Columna publicada en la revista Avianca Abril 2013

Por Margarita Bernal

 

Ilustración:Diego Montoya

Ilustración:Diego Montoya

Es bien sabido que Sancho Panza, era un goloso empedernido. Que padecía de terribles hambrunas, y que el hidalgo don Quijote, hombre achilado, lánguido y falto de carnes, disfrutaba de la comida, pero no con el ímpetu de su fiel escudero. Pues bien, durante el transcurso de la maravillosa aventura que emprende esta peculiar pareja, nos encontramos con un sinnúmero de fragmentos gastronómicos que describen grandes comilonas y placeres del paladar, tan actuales que parecen escritos en estos tiempos modernos.
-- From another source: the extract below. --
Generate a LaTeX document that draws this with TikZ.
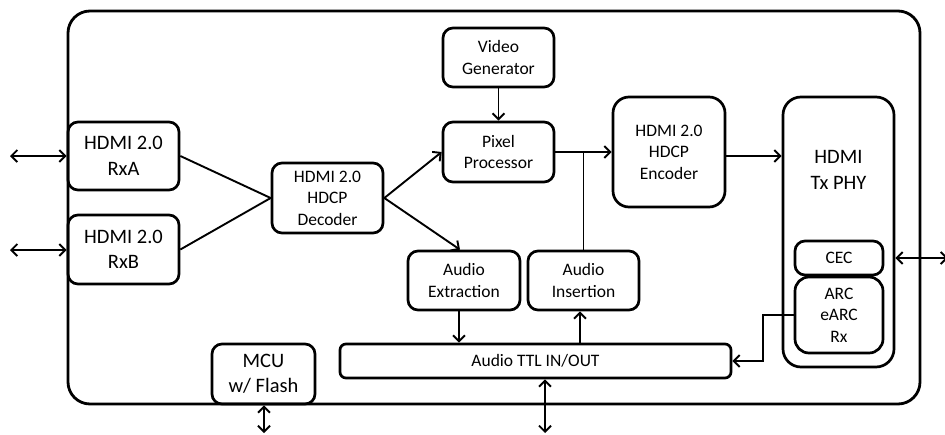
\documentclass[tikz,border=0pt]{standalone}
\usepackage{fontspec}
\setmainfont{Carlito}
\usetikzlibrary{arrows.meta,calc}
\newcommand\bigf{\fontsize{20.5}{25.5}\selectfont}
\newcommand\smallf{\fontsize{17.5}{21.5}\selectfont}
\newcommand\bx[7][]{%
  \node[box,#1,minimum width={(#5-#3)*1pt},minimum height={(#6-#4)*1pt}]
    (#2) at ({(#3+#5)/2},{(#4+#6)/2}) {#7};}
\tikzset{
  box/.style={draw,line width=2.7pt,rounded corners=10pt,align=center,inner sep=0pt,font=\smallf},
  conn/.style={line width=1.9pt},
  tipb/.tip={Straight Barb[length=6pt,width=12pt,line width=1.9pt]},
  arr/.style={conn,-tipb},
  darr/.style={conn,tipb-tipb}
}
\begin{document}
\begin{tikzpicture}[x=1pt,y=-1pt]
\useasboundingbox (0,0) rectangle (945,434);
% outer frame
\draw[line width=2.8pt,rounded corners=22pt] (68,11) rectangle (920,404);
% boxes
\bx[font=\bigf]{rxa}{68}{122}{179}{190}{HDMI 2.0\\RxA}
\bx[font=\bigf]{rxb}{68}{215}{179}{284}{HDMI 2.0\\RxB}
\bx{dec}{272}{163}{383}{233}{HDMI 2.0\\HDCP\\Decoder}
\bx{vid}{443}{28}{554}{87}{Video\\Generator}
\bx{pix}{443}{122}{554}{182}{Pixel\\Processor}
\bx[rounded corners=16pt]{enc}{613}{97}{725}{207}{HDMI 2.0\\HDCP\\Encoder}
\bx[rounded corners=18pt]{phy}{783}{97}{894}{367}{}
\node[font=\bigf,align=center] (phytxt) at (838.5,170) {HDMI\\Tx PHY};
\bx{cec}{795}{241}{883}{275}{CEC}
\bx[rounded corners=14pt]{arc}{795}{277}{883}{353}{ARC\\eARC\\Rx}
\bx{ext}{408}{251}{520}{310}{Audio\\Extraction}
\bx{ins}{528}{251}{639}{310}{Audio\\Insertion}
\bx[rounded corners=6pt]{ttl}{340}{344}{731}{378}{Audio TTL IN/OUT}
\bx[font=\bigf]{mcu}{212}{344}{315}{404}{MCU\\w/ Flash}
% external coordinates
\coordinate (ina) at (10,156);
\coordinate (inb) at (10,250);
\coordinate (outr) at (948,258);
\coordinate (mcuout) at (264,433);
\coordinate (ttlout) at (545,433);
\coordinate (arcturn) at (763,315);
% connectors
\draw[darr] (ina) -- (ina -| rxa.west);
\draw[darr] (inb) -- (inb -| rxb.west);
\draw[conn] (rxa.east) -- (dec.west);
\draw[conn] (rxb.east) -- (dec.west);
\draw[arr] (dec.east) -- (pix.west);
\draw[arr] (dec.east) -- ([xshift=-4pt]ext.north);
\draw[arr] (vid.south) -- (pix.north);
\draw[arr] (pix.east) -- (pix.east -| enc.west);
\draw[conn] (pix.east -| ins.north) -- (ins.north);
\draw[arr] (enc.east |- 0,156) -- (phy.west |- 0,156);
\draw[darr] (phy.east |- cec.east) -- (outr);
\draw[arr] (arc.west |- arcturn) -- (arcturn) |- (ttl.east);
\draw[arr] ([xshift=-5pt]ext.south) -- ([xshift=-5pt]ext.south |- ttl.north);
\draw[arr] ([xshift=-3.5pt]ins.south |- ttl.north) -- ([xshift=-3.5pt]ins.south);
\draw[darr] (ttlout |- ttl.south) -- (ttlout);
\draw[darr] (mcuout |- mcu.south) -- (mcuout);
\end{tikzpicture}
\end{document}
Miguel de Cervantes Saavedra nos transporta, desde el primer párrafo, a un mundo mágico embriagado de aromas y sabores en el que la comida juega un papel vital, con grandes platillos que hoy forman parte de nuestra cultura culinaria. Tal es el caso de la Olla Podrida a la que se refiere Sancho en más de una ocasión, que “mientras más podridas son mejor huelen” y que conocemos con el nombre de cocido madrileño, sancocho o puchero –deliciosos manjares de nuestra tradición–.

“He oído decir a mi señor Don Quijote que el escudero de caballero andante ha de comer hasta no poder más, a causa de que se les suele ofrecer entrar acaso por una selva tan intrincada que no aciertan a salir de ella en seis días”.

Ni hablar de los famosos Duelos y Quebrantos que se comían los sábados en ese lugar de la Mancha cuyo nombre nunca supimos, y que consisten en un simple revoltillo de huevos con chorizo. Pero si de excesos y glotonería se trata, en el Quijote hay para dar y convidar: ¿qué decir del monumental menú de las bodas de Camacho, que hizo vibrar a Sancho de emoción y que dejó a los lectores con la boca hecha agua? “Lo primero que se le ofreció a la vista de Sancho fue, espetado en un asador de un olmo entero, un entero novillo, y en el fuego de donde se iba a asar había un mediano monte de leña (…) Los cocineros y cocineras pasaban de cincuenta, todos limpios, todos diligentes y todos contentos. En el dilatado vientre del novillo estaban doce tiernos y pequeños lechones que, cosidos por encima, servían para darle sabor y enternecerle”.

No queda otra más que leer o releer tan monumental libro, saboreando sus textos cómo si fueran el más perfecto manual de cocina alguna vez escrito.